## Exercise details
Under this task are some entries; return every one of them exactly.

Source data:
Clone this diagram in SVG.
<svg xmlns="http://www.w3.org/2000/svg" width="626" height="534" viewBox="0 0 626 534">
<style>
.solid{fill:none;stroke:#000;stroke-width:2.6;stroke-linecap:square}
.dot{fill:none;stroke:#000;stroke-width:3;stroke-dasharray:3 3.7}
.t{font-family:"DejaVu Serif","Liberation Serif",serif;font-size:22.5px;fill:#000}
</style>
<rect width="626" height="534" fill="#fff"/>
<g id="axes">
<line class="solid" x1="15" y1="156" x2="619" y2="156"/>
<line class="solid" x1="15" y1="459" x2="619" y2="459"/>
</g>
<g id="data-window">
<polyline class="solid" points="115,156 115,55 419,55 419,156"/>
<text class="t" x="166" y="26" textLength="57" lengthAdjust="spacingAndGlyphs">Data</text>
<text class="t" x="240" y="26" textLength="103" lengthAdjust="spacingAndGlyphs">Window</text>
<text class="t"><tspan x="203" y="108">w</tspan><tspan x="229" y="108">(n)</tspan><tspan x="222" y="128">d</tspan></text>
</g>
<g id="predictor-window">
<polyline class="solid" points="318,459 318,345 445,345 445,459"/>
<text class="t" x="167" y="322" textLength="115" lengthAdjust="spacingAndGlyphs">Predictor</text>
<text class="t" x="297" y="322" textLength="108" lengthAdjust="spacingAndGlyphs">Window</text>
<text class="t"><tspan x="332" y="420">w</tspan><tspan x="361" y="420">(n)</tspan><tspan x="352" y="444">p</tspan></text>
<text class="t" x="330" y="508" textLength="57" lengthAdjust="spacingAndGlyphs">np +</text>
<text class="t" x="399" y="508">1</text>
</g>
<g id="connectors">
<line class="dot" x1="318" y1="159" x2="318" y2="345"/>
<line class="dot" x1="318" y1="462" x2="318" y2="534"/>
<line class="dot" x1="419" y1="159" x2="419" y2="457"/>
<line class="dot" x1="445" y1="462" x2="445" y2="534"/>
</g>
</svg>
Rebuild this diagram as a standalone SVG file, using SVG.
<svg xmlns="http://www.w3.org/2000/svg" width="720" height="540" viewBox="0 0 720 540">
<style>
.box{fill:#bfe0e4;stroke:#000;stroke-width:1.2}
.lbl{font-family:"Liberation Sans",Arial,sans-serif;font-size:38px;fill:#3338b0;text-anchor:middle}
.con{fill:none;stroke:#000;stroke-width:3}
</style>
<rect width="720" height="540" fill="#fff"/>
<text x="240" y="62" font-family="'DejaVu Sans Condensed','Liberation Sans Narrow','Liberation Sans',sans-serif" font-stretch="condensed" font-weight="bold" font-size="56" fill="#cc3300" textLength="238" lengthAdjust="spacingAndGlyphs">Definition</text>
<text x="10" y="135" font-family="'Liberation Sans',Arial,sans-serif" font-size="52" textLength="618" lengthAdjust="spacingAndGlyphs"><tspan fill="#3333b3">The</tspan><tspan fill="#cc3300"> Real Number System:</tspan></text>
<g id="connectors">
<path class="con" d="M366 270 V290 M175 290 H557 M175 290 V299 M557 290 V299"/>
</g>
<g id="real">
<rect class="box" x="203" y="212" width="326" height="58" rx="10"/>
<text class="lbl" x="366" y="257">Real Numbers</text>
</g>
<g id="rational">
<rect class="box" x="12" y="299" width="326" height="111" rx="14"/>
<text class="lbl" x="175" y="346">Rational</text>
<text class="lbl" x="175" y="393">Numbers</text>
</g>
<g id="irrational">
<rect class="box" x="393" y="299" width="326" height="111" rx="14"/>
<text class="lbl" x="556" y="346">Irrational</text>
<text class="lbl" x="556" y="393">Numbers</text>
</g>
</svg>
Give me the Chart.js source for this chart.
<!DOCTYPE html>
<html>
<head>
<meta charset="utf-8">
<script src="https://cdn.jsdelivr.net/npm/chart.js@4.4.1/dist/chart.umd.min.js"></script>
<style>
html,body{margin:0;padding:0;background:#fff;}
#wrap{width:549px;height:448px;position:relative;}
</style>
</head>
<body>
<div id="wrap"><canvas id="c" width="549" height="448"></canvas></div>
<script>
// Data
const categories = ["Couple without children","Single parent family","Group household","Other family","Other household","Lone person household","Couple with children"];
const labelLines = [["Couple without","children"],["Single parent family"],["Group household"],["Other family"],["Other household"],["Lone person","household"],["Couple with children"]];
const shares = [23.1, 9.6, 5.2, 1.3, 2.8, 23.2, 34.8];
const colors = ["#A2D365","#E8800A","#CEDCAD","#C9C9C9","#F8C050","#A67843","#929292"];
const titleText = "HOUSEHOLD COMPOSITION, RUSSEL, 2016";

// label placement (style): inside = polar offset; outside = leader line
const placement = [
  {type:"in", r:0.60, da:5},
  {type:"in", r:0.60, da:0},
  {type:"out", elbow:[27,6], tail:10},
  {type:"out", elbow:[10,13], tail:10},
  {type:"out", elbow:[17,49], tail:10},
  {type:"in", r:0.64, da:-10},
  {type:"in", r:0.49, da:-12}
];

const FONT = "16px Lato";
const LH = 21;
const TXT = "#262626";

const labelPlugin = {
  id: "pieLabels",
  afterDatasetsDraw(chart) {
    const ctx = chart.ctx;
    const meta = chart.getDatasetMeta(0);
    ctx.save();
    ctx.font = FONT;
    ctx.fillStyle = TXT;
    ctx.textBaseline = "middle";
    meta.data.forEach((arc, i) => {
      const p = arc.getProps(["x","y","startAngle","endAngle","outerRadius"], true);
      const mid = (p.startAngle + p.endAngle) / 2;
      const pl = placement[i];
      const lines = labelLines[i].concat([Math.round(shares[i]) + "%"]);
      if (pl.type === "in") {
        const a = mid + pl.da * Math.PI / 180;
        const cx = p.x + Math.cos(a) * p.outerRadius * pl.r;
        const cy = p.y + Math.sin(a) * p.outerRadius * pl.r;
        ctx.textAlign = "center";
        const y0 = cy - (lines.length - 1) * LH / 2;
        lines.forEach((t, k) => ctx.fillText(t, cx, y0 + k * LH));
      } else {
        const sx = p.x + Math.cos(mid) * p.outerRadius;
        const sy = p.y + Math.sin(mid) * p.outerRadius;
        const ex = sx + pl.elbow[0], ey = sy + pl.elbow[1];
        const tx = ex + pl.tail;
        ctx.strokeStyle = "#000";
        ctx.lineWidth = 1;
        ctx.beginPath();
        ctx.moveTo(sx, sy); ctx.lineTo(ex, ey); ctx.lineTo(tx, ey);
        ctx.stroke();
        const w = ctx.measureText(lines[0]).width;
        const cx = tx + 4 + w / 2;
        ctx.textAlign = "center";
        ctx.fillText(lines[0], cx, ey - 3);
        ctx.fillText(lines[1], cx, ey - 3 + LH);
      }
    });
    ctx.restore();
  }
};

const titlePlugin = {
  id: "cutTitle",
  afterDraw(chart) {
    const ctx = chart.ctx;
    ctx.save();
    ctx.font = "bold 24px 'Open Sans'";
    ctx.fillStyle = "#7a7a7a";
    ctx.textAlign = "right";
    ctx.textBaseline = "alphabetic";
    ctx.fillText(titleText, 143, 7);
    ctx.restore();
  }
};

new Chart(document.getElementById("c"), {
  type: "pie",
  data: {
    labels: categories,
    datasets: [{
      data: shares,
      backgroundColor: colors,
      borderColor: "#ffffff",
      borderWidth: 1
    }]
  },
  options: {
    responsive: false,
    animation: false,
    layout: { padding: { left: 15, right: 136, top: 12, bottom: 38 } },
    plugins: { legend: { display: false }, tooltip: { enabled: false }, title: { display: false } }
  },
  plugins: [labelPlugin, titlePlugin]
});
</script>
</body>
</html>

## The response
Clone this diagram in SVG.
<svg xmlns="http://www.w3.org/2000/svg" width="626" height="534" viewBox="0 0 626 534">
<style>
.solid{fill:none;stroke:#000;stroke-width:2.6;stroke-linecap:square}
.dot{fill:none;stroke:#000;stroke-width:3;stroke-dasharray:3 3.7}
.t{font-family:"DejaVu Serif","Liberation Serif",serif;font-size:22.5px;fill:#000}
</style>
<rect width="626" height="534" fill="#fff"/>
<g id="axes">
<line class="solid" x1="15" y1="156" x2="619" y2="156"/>
<line class="solid" x1="15" y1="459" x2="619" y2="459"/>
</g>
<g id="data-window">
<polyline class="solid" points="115,156 115,55 419,55 419,156"/>
<text class="t" x="166" y="26" textLength="57" lengthAdjust="spacingAndGlyphs">Data</text>
<text class="t" x="240" y="26" textLength="103" lengthAdjust="spacingAndGlyphs">Window</text>
<text class="t"><tspan x="203" y="108">w</tspan><tspan x="229" y="108">(n)</tspan><tspan x="222" y="128">d</tspan></text>
</g>
<g id="predictor-window">
<polyline class="solid" points="318,459 318,345 445,345 445,459"/>
<text class="t" x="167" y="322" textLength="115" lengthAdjust="spacingAndGlyphs">Predictor</text>
<text class="t" x="297" y="322" textLength="108" lengthAdjust="spacingAndGlyphs">Window</text>
<text class="t"><tspan x="332" y="420">w</tspan><tspan x="361" y="420">(n)</tspan><tspan x="352" y="444">p</tspan></text>
<text class="t" x="330" y="508" textLength="57" lengthAdjust="spacingAndGlyphs">np +</text>
<text class="t" x="399" y="508">1</text>
</g>
<g id="connectors">
<line class="dot" x1="318" y1="159" x2="318" y2="345"/>
<line class="dot" x1="318" y1="462" x2="318" y2="534"/>
<line class="dot" x1="419" y1="159" x2="419" y2="457"/>
<line class="dot" x1="445" y1="462" x2="445" y2="534"/>
</g>
</svg>
Rebuild this diagram as a standalone SVG file, using SVG.
<svg xmlns="http://www.w3.org/2000/svg" width="720" height="540" viewBox="0 0 720 540">
<style>
.box{fill:#bfe0e4;stroke:#000;stroke-width:1.2}
.lbl{font-family:"Liberation Sans",Arial,sans-serif;font-size:38px;fill:#3338b0;text-anchor:middle}
.con{fill:none;stroke:#000;stroke-width:3}
</style>
<rect width="720" height="540" fill="#fff"/>
<text x="240" y="62" font-family="'DejaVu Sans Condensed','Liberation Sans Narrow','Liberation Sans',sans-serif" font-stretch="condensed" font-weight="bold" font-size="56" fill="#cc3300" textLength="238" lengthAdjust="spacingAndGlyphs">Definition</text>
<text x="10" y="135" font-family="'Liberation Sans',Arial,sans-serif" font-size="52" textLength="618" lengthAdjust="spacingAndGlyphs"><tspan fill="#3333b3">The</tspan><tspan fill="#cc3300"> Real Number System:</tspan></text>
<g id="connectors">
<path class="con" d="M366 270 V290 M175 290 H557 M175 290 V299 M557 290 V299"/>
</g>
<g id="real">
<rect class="box" x="203" y="212" width="326" height="58" rx="10"/>
<text class="lbl" x="366" y="257">Real Numbers</text>
</g>
<g id="rational">
<rect class="box" x="12" y="299" width="326" height="111" rx="14"/>
<text class="lbl" x="175" y="346">Rational</text>
<text class="lbl" x="175" y="393">Numbers</text>
</g>
<g id="irrational">
<rect class="box" x="393" y="299" width="326" height="111" rx="14"/>
<text class="lbl" x="556" y="346">Irrational</text>
<text class="lbl" x="556" y="393">Numbers</text>
</g>
</svg>
Give me the Chart.js source for this chart.
<!DOCTYPE html>
<html>
<head>
<meta charset="utf-8">
<script src="https://cdn.jsdelivr.net/npm/chart.js@4.4.1/dist/chart.umd.min.js"></script>
<style>
html,body{margin:0;padding:0;background:#fff;}
#wrap{width:549px;height:448px;position:relative;}
</style>
</head>
<body>
<div id="wrap"><canvas id="c" width="549" height="448"></canvas></div>
<script>
// Data
const categories = ["Couple without children","Single parent family","Group household","Other family","Other household","Lone person household","Couple with children"];
const labelLines = [["Couple without","children"],["Single parent family"],["Group household"],["Other family"],["Other household"],["Lone person","household"],["Couple with children"]];
const shares = [23.1, 9.6, 5.2, 1.3, 2.8, 23.2, 34.8];
const colors = ["#A2D365","#E8800A","#CEDCAD","#C9C9C9","#F8C050","#A67843","#929292"];
const titleText = "HOUSEHOLD COMPOSITION, RUSSEL, 2016";

// label placement (style): inside = polar offset; outside = leader line
const placement = [
  {type:"in", r:0.60, da:5},
  {type:"in", r:0.60, da:0},
  {type:"out", elbow:[27,6], tail:10},
  {type:"out", elbow:[10,13], tail:10},
  {type:"out", elbow:[17,49], tail:10},
  {type:"in", r:0.64, da:-10},
  {type:"in", r:0.49, da:-12}
];

const FONT = "16px Lato";
const LH = 21;
const TXT = "#262626";

const labelPlugin = {
  id: "pieLabels",
  afterDatasetsDraw(chart) {
    const ctx = chart.ctx;
    const meta = chart.getDatasetMeta(0);
    ctx.save();
    ctx.font = FONT;
    ctx.fillStyle = TXT;
    ctx.textBaseline = "middle";
    meta.data.forEach((arc, i) => {
      const p = arc.getProps(["x","y","startAngle","endAngle","outerRadius"], true);
      const mid = (p.startAngle + p.endAngle) / 2;
      const pl = placement[i];
      const lines = labelLines[i].concat([Math.round(shares[i]) + "%"]);
      if (pl.type === "in") {
        const a = mid + pl.da * Math.PI / 180;
        const cx = p.x + Math.cos(a) * p.outerRadius * pl.r;
        const cy = p.y + Math.sin(a) * p.outerRadius * pl.r;
        ctx.textAlign = "center";
        const y0 = cy - (lines.length - 1) * LH / 2;
        lines.forEach((t, k) => ctx.fillText(t, cx, y0 + k * LH));
      } else {
        const sx = p.x + Math.cos(mid) * p.outerRadius;
        const sy = p.y + Math.sin(mid) * p.outerRadius;
        const ex = sx + pl.elbow[0], ey = sy + pl.elbow[1];
        const tx = ex + pl.tail;
        ctx.strokeStyle = "#000";
        ctx.lineWidth = 1;
        ctx.beginPath();
        ctx.moveTo(sx, sy); ctx.lineTo(ex, ey); ctx.lineTo(tx, ey);
        ctx.stroke();
        const w = ctx.measureText(lines[0]).width;
        const cx = tx + 4 + w / 2;
        ctx.textAlign = "center";
        ctx.fillText(lines[0], cx, ey - 3);
        ctx.fillText(lines[1], cx, ey - 3 + LH);
      }
    });
    ctx.restore();
  }
};

const titlePlugin = {
  id: "cutTitle",
  afterDraw(chart) {
    const ctx = chart.ctx;
    ctx.save();
    ctx.font = "bold 24px 'Open Sans'";
    ctx.fillStyle = "#7a7a7a";
    ctx.textAlign = "right";
    ctx.textBaseline = "alphabetic";
    ctx.fillText(titleText, 143, 7);
    ctx.restore();
  }
};

new Chart(document.getElementById("c"), {
  type: "pie",
  data: {
    labels: categories,
    datasets: [{
      data: shares,
      backgroundColor: colors,
      borderColor: "#ffffff",
      borderWidth: 1
    }]
  },
  options: {
    responsive: false,
    animation: false,
    layout: { padding: { left: 15, right: 136, top: 12, bottom: 38 } },
    plugins: { legend: { display: false }, tooltip: { enabled: false }, title: { display: false } }
  },
  plugins: [labelPlugin, titlePlugin]
});
</script>
</body>
</html>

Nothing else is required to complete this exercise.